## Data provided
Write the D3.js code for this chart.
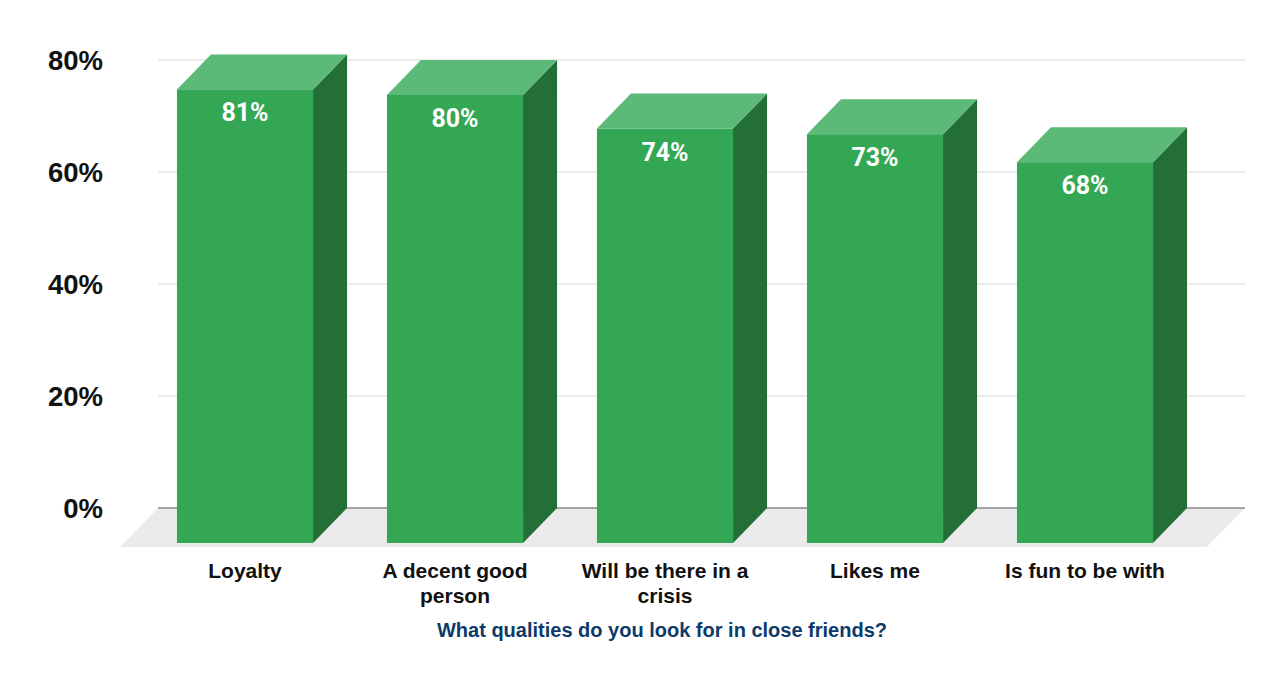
<!DOCTYPE html>
<html>
<head>
<meta charset="utf-8">
<script src="https://cdn.jsdelivr.net/npm/d3@7"></script>
<style>
  body { margin: 0; background: #fff; }
  svg { display: block; }
  .tick-label { font-family: "Liberation Sans", Arial, sans-serif; font-weight: bold; font-size: 27.5px; fill: #111; }
  .cat-label { font-family: "Liberation Sans", Arial, sans-serif; font-weight: bold; font-size: 21px; fill: #111; }
  .val-label { font-family: Roboto, "Liberation Sans", sans-serif; font-weight: bold; font-size: 25px; fill: #fff; }
  .axis-title { font-family: "Liberation Sans", Arial, sans-serif; font-weight: bold; font-size: 20px; fill: #0d3a6b; }
</style>
</head>
<body>
<div id="chart"></div>
<script>
  'use strict';

  const categories = ["Loyalty", "A decent good person", "Will be there in a crisis", "Likes me", "Is fun to be with"];
  const categoryLines = [["Loyalty"], ["A decent good", "person"], ["Will be there in a", "crisis"], ["Likes me"], ["Is fun to be with"]];
  const values = [81, 80, 74, 73, 68];
  const yTicks = [0, 20, 40, 60, 80];
  const xTitle = "What qualities do you look for in close friends?";

  const width = 1280, height = 700;
  // 3D offsets: bar depth and floor depth
  const depth = { dx: 34, dy: 35 };
  const floorDepth = { dx: 38, dy: 39 };
  const back = { left: 158, right: 1245 };

  const svg = d3.select("#chart").append("svg")
      .attr("width", width)
      .attr("height", height);

  // y scale lives on the back plane (grid plane)
  const y = d3.scaleLinear().domain([0, 80]).range([508, 60]);
  // x band scale on the front plane
  const x = d3.scaleBand()
      .domain(categories)
      .range([140, 1190])
      .paddingInner(0.352)
      .paddingOuter(0.176);

  // floor
  svg.append("path")
     .attr("d", "M" + back.left + "," + y(0) +
                "L" + back.right + "," + y(0) +
                "L" + (back.right - floorDepth.dx) + "," + (y(0) + floorDepth.dy) +
                "L" + (back.left - floorDepth.dx) + "," + (y(0) + floorDepth.dy) + "Z")
     .attr("fill", "#ebebeb");

  // grid lines
  svg.append("g")
     .selectAll("line")
     .data(yTicks.filter(d => d > 0))
     .join("line")
     .attr("x1", back.left)
     .attr("x2", back.right)
     .attr("y1", d => y(d))
     .attr("y2", d => y(d))
     .attr("stroke", "#d9d9d9")
     .attr("stroke-width", 1);

  // baseline on the back plane
  svg.append("line")
     .attr("x1", back.left)
     .attr("x2", back.right)
     .attr("y1", y(0))
     .attr("y2", y(0))
     .attr("stroke", "#555")
     .attr("stroke-width", 1.2);

  // y tick labels
  svg.append("g")
     .selectAll("text")
     .data(yTicks)
     .join("text")
     .attr("class", "tick-label")
     .attr("text-anchor", "end")
     .attr("x", 103)
     .attr("y", d => y(d) + 9.5)
     .text(d => d + "%");

  // bars
  const bars = svg.append("g")
     .selectAll("g")
     .data(values)
     .join("g");

  const x0 = (d, i) => x(categories[i]);
  const x1 = (d, i) => x(categories[i]) + x.bandwidth();
  const yTop = d => y(d) + depth.dy;
  const yBot = y(0) + depth.dy;

  // side face
  bars.append("path")
     .attr("d", (d, i) => "M" + x1(d, i) + "," + yTop(d) +
                          "L" + (x1(d, i) + depth.dx) + "," + (yTop(d) - depth.dy) +
                          "L" + (x1(d, i) + depth.dx) + "," + (yBot - depth.dy) +
                          "L" + x1(d, i) + "," + yBot + "Z")
     .attr("fill", "#236f37");

  // top face
  bars.append("path")
     .attr("d", (d, i) => "M" + x0(d, i) + "," + yTop(d) +
                          "L" + (x0(d, i) + depth.dx) + "," + (yTop(d) - depth.dy) +
                          "L" + (x1(d, i) + depth.dx) + "," + (yTop(d) - depth.dy) +
                          "L" + x1(d, i) + "," + yTop(d) + "Z")
     .attr("fill", "#5cba78");

  // front face
  bars.append("rect")
     .attr("x", (d, i) => x0(d, i))
     .attr("y", d => yTop(d))
     .attr("width", x.bandwidth())
     .attr("height", d => yBot - yTop(d))
     .attr("fill", "#34a755");

  // value labels
  bars.append("text")
     .attr("class", "val-label")
     .attr("text-anchor", "middle")
     .attr("x", (d, i) => x0(d, i) + x.bandwidth() / 2)
     .attr("y", d => yTop(d) + 32)
     .text(d => d + "%");

  // category labels
  svg.append("g")
     .selectAll("text")
     .data(categoryLines)
     .join("text")
     .attr("class", "cat-label")
     .attr("text-anchor", "middle")
     .attr("x", (d, i) => x(categories[i]) + x.bandwidth() / 2)
     .attr("y", 578)
     .selectAll("tspan")
     .data(d => d)
     .join("tspan")
     .attr("x", function () { return this.parentNode.getAttribute("x"); })
     .attr("dy", (d, j) => j === 0 ? 0 : 25)
     .text(d => d);

  // axis title
  svg.append("text")
     .attr("class", "axis-title")
     .attr("text-anchor", "middle")
     .attr("x", 662)
     .attr("y", 637)
     .text(xTitle);
</script>
</body>
</html>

## Problem
Pick out every line holding the string "this" and return it.

## Written answer
Write the D3.js code for this chart.
     .attr("x", function () { return this.parentNode.getAttribute("x"); })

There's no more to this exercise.